Motorcycles are the primary form of transportation in the village besides walking, and like a taxi, you can hire one to take you just about anywhere. It is fascinating to see all of the things that it is possible to fit on a single moto– a full-sized door, a live pig, three or four or five people, several trees, and so it goes. This is almost as fascinating as the things people here can carry on their heads—baskets and buckets filled to the brim with various household items, open bins of rice (that’s true confidence), person-sized bags of charcoal, and so it, too, goes.

The house in which we are staying is on six acres of land and right on the beach. It has three bedrooms, its own well, a television, and electricity in the evenings and on the weekends. This is not common in Petite Riviere, as many people do not have power or water or water at all. I sleep in one of these bedrooms under a bug net and with all the windows open in the hope that a cool breeze will find its way to my already heat rash-covered body. Matt sleeps in a netted hammock on the porch with the very same hope. In another room is Michena, her husband and their 6-month old baby. The third room belongs to Michael, a Californian who has been living in Haiti and working for the foundation for 4 years. He will marry a Haitian woman in February and move into the house they are building in the village.

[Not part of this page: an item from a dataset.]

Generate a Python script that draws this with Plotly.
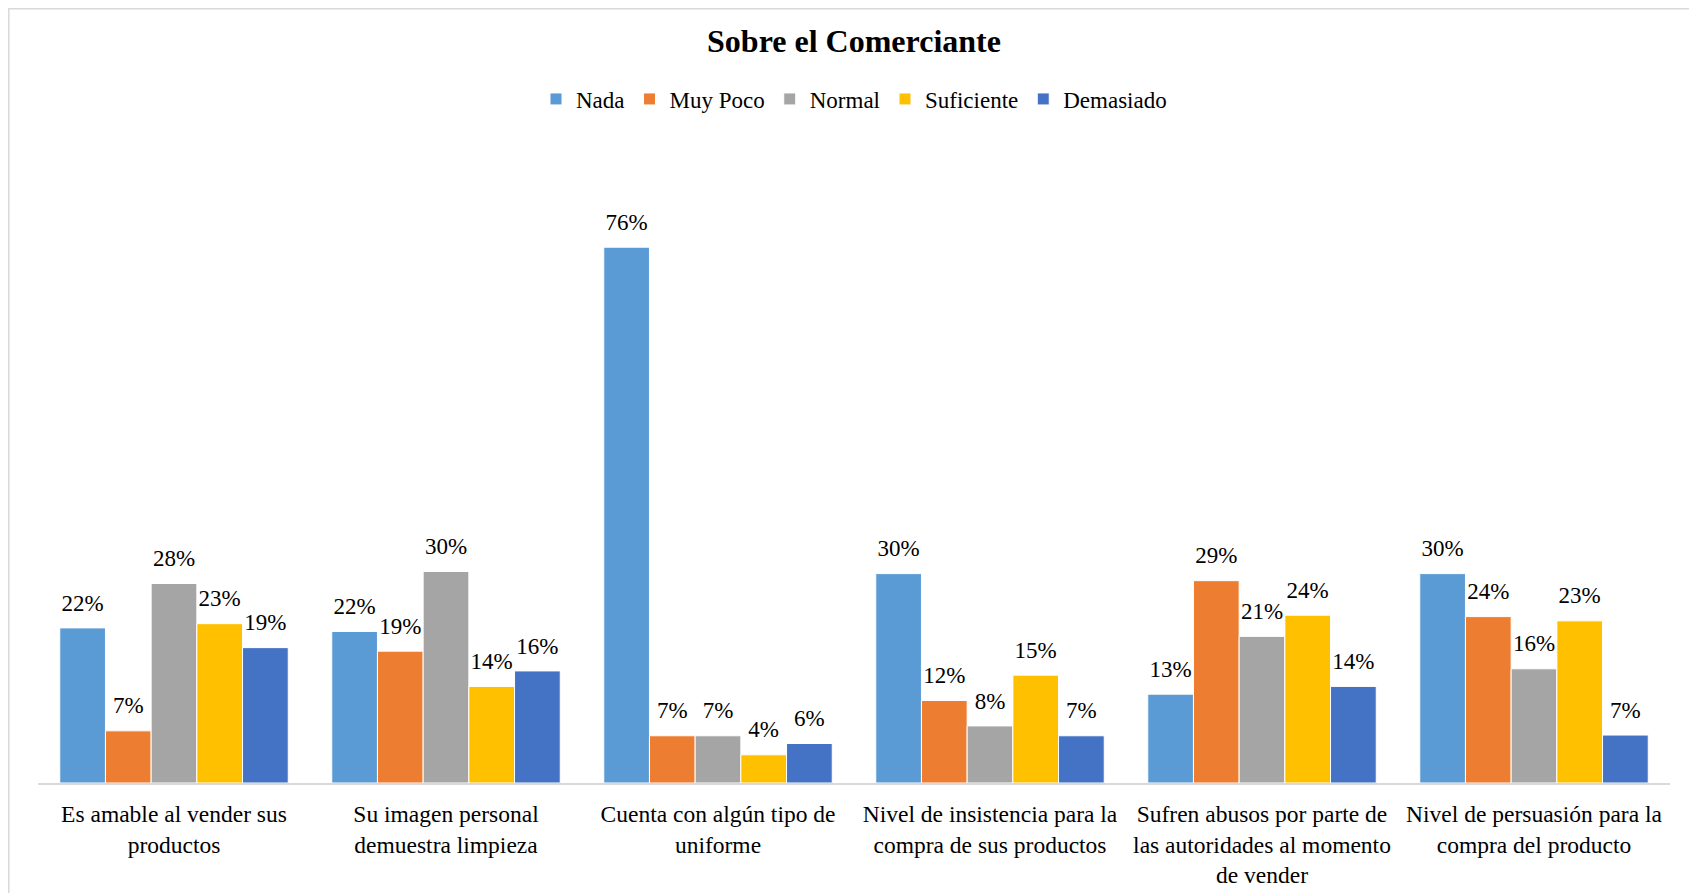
import plotly.graph_objects as go

categories = [
    "Es amable al vender sus<br>productos",
    "Su imagen personal<br>demuestra limpieza",
    "Cuenta con algún tipo de<br>uniforme",
    "Nivel de insistencia para la<br>compra de sus productos",
    "Sufren abusos por parte de<br>las autoridades al momento<br>de vender",
    "Nivel de persuasión para la<br>compra del producto",
]

nada = [0.220, 0.215, 0.760, 0.297, 0.126, 0.297]
muy_poco = [0.074, 0.187, 0.067, 0.117, 0.287, 0.236]
normal = [0.283, 0.300, 0.067, 0.081, 0.208, 0.162]
suficiente = [0.226, 0.137, 0.040, 0.153, 0.238, 0.230]
demasiado = [0.192, 0.159, 0.056, 0.067, 0.137, 0.068]

series = [
    ("Nada", nada, "#5B9BD5"),
    ("Muy Poco", muy_poco, "#ED7D31"),
    ("Normal", normal, "#A5A5A5"),
    ("Suficiente", suficiente, "#FFC000"),
    ("Demasiado", demasiado, "#4472C4"),
]

FONT = "Liberation Serif"
GAP = 0.16

fig = go.Figure()
for name, vals, color in series:
    fig.add_trace(go.Bar(
        name=name, x=categories, y=vals,
        marker=dict(color=color, line=dict(color="white", width=1)),
        hoverinfo="x+y",
    ))
for name, vals, color in series:
    fig.add_trace(go.Scatter(
        name=name, x=categories, y=vals, mode="markers+text",
        marker=dict(size=17, opacity=0, color=color),
        text=[f"{round(v * 100)}%" for v in vals], textposition="top center",
        textfont=dict(family=FONT, size=23, color="#000000"),
        showlegend=False, hoverinfo="skip", cliponaxis=False,
    ))

fig.update_layout(
    width=1697, height=893,
    margin=dict(l=30, r=35, t=211, b=118),
    paper_bgcolor="white", plot_bgcolor="white",
    barmode="group", bargap=GAP, bargroupgap=0,
    scattermode="group", scattergap=GAP,
    font=dict(family=FONT, color="#000000"),
    title=dict(text="<b>Sobre el Comerciante</b>", x=0.5, xref="paper", xanchor="center",
               y=1 - 33 / 893, yref="container", yanchor="middle",
               font=dict(family=FONT, size=32, color="#000000")),
    legend=dict(orientation="h", x=0.5, xanchor="center", xref="paper",
                y=1 - 91 / 893, yref="container", yanchor="middle",
                font=dict(family=FONT, size=23, color="#000000"),
                itemwidth=30, traceorder="normal"),
    showlegend=True,
)
fig.update_xaxes(showline=True, linecolor="#D9D9D9", linewidth=1.5,
                 showgrid=False, ticks="outside", ticklen=9, tickcolor="rgba(0,0,0,0)",
                 tickfont=dict(family=FONT, size=23.5, color="#000000"))
fig.update_yaxes(visible=False, range=[0, 0.8], showgrid=False)

fig.add_shape(type="rect", xref="paper", yref="paper",
              x0=-0.0179, x1=1.1, y0=-0.3, y1=1.3728,
              line=dict(color="#D9D9D9", width=1.5), layer="above")

fig.write_html("out.html")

Matt and I have been taken under the wing of a guy named Gouel, a student and friend of the foundation. He often meets us at home and walks into town with us to go to dinner, to the market, or to Wilkens’ house. (Wilkens was “adopted” years ago by Joanne, a member of the foundation, who will be here tomorrow.) Gouel sings and plays drums in the church choir, and takes English classes at another local school. Gouel wants more than anything to be fluent in English. He raises guinea pigs in his backyard, which to my dismay he will cook and serve to us next week, and which I won’t be able to refuse because Haitians’ generosity is innocent and unbound and impossible to dismiss.

I have swirling in my mind a thousand more observations, all of which are still as jumbled and fragmented as the ones I have noted here. Soon I hope to be able to make more sense of life in Haiti, and through my writing to at least semi-adequately describe a place that is overwhelmingly indescribable, and to represent it with a clarity that I haven’t yet achieved.